### DATA LINES ###
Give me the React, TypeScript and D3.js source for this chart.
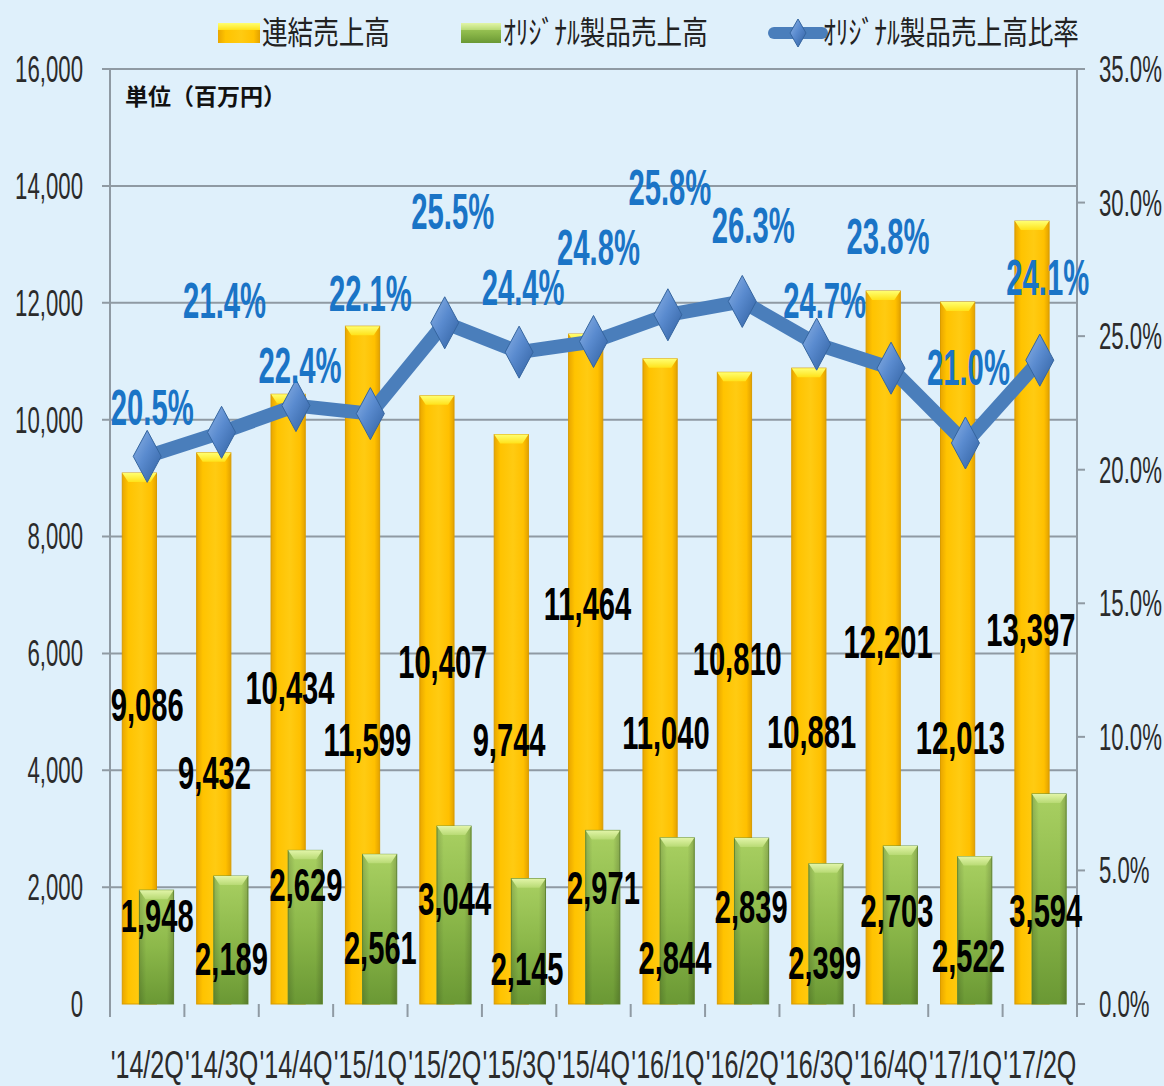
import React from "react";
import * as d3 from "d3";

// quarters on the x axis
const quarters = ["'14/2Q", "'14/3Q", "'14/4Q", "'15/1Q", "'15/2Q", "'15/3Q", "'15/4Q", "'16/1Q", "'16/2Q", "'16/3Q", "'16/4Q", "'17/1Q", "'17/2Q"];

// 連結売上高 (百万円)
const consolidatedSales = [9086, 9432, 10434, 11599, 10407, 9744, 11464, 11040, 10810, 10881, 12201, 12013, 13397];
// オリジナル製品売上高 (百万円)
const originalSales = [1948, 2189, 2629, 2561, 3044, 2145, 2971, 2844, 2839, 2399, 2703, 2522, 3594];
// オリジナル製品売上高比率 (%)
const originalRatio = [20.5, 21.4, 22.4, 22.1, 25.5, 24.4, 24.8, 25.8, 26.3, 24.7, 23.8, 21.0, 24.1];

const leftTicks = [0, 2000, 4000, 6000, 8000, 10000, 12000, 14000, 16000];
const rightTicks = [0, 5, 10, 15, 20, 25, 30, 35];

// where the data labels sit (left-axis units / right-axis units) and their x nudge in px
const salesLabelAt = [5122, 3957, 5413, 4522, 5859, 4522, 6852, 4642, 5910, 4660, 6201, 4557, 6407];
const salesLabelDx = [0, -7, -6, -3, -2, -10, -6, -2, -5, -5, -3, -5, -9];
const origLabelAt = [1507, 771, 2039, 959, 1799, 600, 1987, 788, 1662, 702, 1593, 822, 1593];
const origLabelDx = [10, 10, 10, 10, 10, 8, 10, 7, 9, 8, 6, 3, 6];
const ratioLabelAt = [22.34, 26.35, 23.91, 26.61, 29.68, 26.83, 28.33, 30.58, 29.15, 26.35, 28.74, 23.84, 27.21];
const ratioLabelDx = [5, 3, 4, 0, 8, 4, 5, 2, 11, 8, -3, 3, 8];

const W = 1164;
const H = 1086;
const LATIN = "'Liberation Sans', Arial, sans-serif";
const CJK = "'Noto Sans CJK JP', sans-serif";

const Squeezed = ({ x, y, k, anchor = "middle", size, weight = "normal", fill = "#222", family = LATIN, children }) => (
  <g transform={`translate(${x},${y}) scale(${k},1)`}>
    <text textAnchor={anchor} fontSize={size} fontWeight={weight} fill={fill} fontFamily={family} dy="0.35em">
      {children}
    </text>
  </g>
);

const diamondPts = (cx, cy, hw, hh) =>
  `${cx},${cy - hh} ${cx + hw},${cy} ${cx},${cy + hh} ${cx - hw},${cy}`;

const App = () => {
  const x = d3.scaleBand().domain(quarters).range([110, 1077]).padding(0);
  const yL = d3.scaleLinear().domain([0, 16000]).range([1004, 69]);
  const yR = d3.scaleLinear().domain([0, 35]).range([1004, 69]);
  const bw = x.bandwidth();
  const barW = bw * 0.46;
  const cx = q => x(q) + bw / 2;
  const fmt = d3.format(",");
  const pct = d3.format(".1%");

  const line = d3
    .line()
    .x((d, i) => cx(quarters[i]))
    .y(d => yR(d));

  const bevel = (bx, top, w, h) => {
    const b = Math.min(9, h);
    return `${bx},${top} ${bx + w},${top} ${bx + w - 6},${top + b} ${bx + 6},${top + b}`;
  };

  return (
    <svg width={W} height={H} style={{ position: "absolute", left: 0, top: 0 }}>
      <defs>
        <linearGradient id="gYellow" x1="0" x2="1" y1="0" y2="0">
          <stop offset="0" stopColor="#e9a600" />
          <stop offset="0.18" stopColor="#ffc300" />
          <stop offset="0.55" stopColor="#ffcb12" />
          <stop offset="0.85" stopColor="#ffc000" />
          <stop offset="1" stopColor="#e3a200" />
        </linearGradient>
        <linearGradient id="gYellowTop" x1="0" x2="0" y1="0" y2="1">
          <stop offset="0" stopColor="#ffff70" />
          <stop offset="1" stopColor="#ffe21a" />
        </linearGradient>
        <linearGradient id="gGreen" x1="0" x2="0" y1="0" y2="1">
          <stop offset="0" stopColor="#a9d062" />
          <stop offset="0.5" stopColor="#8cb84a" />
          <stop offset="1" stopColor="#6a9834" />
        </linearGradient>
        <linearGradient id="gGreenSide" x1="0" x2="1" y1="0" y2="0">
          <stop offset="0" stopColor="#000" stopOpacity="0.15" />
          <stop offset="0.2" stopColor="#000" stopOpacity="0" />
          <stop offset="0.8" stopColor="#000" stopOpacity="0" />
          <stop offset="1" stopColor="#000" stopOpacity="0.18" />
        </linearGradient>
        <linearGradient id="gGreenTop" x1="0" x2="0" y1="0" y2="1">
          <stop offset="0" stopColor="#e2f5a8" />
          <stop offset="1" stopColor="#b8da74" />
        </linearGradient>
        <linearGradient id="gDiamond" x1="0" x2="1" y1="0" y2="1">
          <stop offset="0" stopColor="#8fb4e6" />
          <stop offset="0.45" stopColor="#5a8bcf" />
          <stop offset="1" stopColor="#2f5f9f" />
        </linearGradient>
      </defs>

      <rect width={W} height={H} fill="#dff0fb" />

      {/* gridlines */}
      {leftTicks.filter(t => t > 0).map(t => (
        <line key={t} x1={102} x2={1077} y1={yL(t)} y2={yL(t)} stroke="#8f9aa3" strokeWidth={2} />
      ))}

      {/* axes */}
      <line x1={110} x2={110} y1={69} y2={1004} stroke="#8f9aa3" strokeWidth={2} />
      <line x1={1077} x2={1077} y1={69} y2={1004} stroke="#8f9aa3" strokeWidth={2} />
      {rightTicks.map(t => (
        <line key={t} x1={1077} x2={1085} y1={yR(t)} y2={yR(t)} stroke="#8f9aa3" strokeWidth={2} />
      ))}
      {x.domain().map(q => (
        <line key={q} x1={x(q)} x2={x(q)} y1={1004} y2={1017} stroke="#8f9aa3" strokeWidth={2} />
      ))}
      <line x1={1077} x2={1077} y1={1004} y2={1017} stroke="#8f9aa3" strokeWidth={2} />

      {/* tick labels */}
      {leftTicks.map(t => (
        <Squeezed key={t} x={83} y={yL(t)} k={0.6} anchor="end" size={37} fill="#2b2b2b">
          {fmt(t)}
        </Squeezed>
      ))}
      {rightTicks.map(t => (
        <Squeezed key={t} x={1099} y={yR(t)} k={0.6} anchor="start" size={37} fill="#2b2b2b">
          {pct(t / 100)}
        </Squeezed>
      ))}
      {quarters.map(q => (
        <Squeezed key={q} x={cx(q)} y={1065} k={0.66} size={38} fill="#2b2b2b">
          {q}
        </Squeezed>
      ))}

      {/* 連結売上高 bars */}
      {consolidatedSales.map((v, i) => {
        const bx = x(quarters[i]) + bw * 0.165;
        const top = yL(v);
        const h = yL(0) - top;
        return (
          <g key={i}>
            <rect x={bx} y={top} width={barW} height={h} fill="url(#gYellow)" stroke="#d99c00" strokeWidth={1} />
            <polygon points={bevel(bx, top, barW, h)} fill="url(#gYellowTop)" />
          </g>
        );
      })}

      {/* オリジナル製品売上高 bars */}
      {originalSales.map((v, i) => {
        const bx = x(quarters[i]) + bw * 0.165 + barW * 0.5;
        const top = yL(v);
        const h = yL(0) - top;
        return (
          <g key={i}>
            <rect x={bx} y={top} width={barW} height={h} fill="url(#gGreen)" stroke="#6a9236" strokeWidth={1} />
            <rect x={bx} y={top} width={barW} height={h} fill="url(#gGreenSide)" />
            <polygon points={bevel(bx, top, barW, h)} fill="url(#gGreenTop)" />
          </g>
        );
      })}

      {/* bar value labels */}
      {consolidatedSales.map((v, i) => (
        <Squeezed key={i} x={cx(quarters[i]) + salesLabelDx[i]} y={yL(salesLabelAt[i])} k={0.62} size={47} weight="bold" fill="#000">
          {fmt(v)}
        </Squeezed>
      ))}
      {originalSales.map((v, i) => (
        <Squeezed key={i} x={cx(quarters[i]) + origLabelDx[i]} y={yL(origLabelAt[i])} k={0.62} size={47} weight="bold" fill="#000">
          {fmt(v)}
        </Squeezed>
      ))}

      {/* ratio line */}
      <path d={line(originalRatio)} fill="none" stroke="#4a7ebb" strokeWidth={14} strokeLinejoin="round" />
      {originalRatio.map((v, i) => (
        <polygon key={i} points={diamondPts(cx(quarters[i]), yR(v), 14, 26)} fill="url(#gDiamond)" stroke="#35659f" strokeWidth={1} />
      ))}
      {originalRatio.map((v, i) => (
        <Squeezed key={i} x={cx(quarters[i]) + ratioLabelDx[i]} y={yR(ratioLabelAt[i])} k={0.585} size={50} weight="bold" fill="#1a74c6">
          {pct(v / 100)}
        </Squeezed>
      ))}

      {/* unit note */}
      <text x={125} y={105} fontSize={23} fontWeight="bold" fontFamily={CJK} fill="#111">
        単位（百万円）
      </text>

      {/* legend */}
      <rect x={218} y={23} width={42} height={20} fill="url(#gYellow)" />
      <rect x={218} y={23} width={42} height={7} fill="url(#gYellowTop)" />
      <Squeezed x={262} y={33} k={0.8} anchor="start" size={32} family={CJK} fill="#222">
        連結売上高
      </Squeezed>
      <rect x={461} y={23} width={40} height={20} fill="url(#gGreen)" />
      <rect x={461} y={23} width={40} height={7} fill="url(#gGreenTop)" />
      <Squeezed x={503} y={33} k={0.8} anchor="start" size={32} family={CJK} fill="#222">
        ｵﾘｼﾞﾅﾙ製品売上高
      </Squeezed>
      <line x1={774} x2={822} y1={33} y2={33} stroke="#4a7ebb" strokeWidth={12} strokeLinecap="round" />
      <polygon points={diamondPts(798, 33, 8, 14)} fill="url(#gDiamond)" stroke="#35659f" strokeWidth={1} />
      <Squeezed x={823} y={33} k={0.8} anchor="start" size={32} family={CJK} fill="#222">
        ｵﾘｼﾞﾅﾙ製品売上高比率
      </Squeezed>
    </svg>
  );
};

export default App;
###
** EXERCISE OBJECTIVE **
From the top of the listing above, repeat each line exactly until you reach the line containing "const rightTicks = [0, 5, 10, 15, 20, 25, 30, 35];", and repeat that one too. Leave the pictures out.

** EXERCISE SOLUTION **
Give me the React, TypeScript and D3.js source for this chart.
import React from "react";
import * as d3 from "d3";

// quarters on the x axis
const quarters = ["'14/2Q", "'14/3Q", "'14/4Q", "'15/1Q", "'15/2Q", "'15/3Q", "'15/4Q", "'16/1Q", "'16/2Q", "'16/3Q", "'16/4Q", "'17/1Q", "'17/2Q"];

// 連結売上高 (百万円)
const consolidatedSales = [9086, 9432, 10434, 11599, 10407, 9744, 11464, 11040, 10810, 10881, 12201, 12013, 13397];
// オリジナル製品売上高 (百万円)
const originalSales = [1948, 2189, 2629, 2561, 3044, 2145, 2971, 2844, 2839, 2399, 2703, 2522, 3594];
// オリジナル製品売上高比率 (%)
const originalRatio = [20.5, 21.4, 22.4, 22.1, 25.5, 24.4, 24.8, 25.8, 26.3, 24.7, 23.8, 21.0, 24.1];

const leftTicks = [0, 2000, 4000, 6000, 8000, 10000, 12000, 14000, 16000];
const rightTicks = [0, 5, 10, 15, 20, 25, 30, 35];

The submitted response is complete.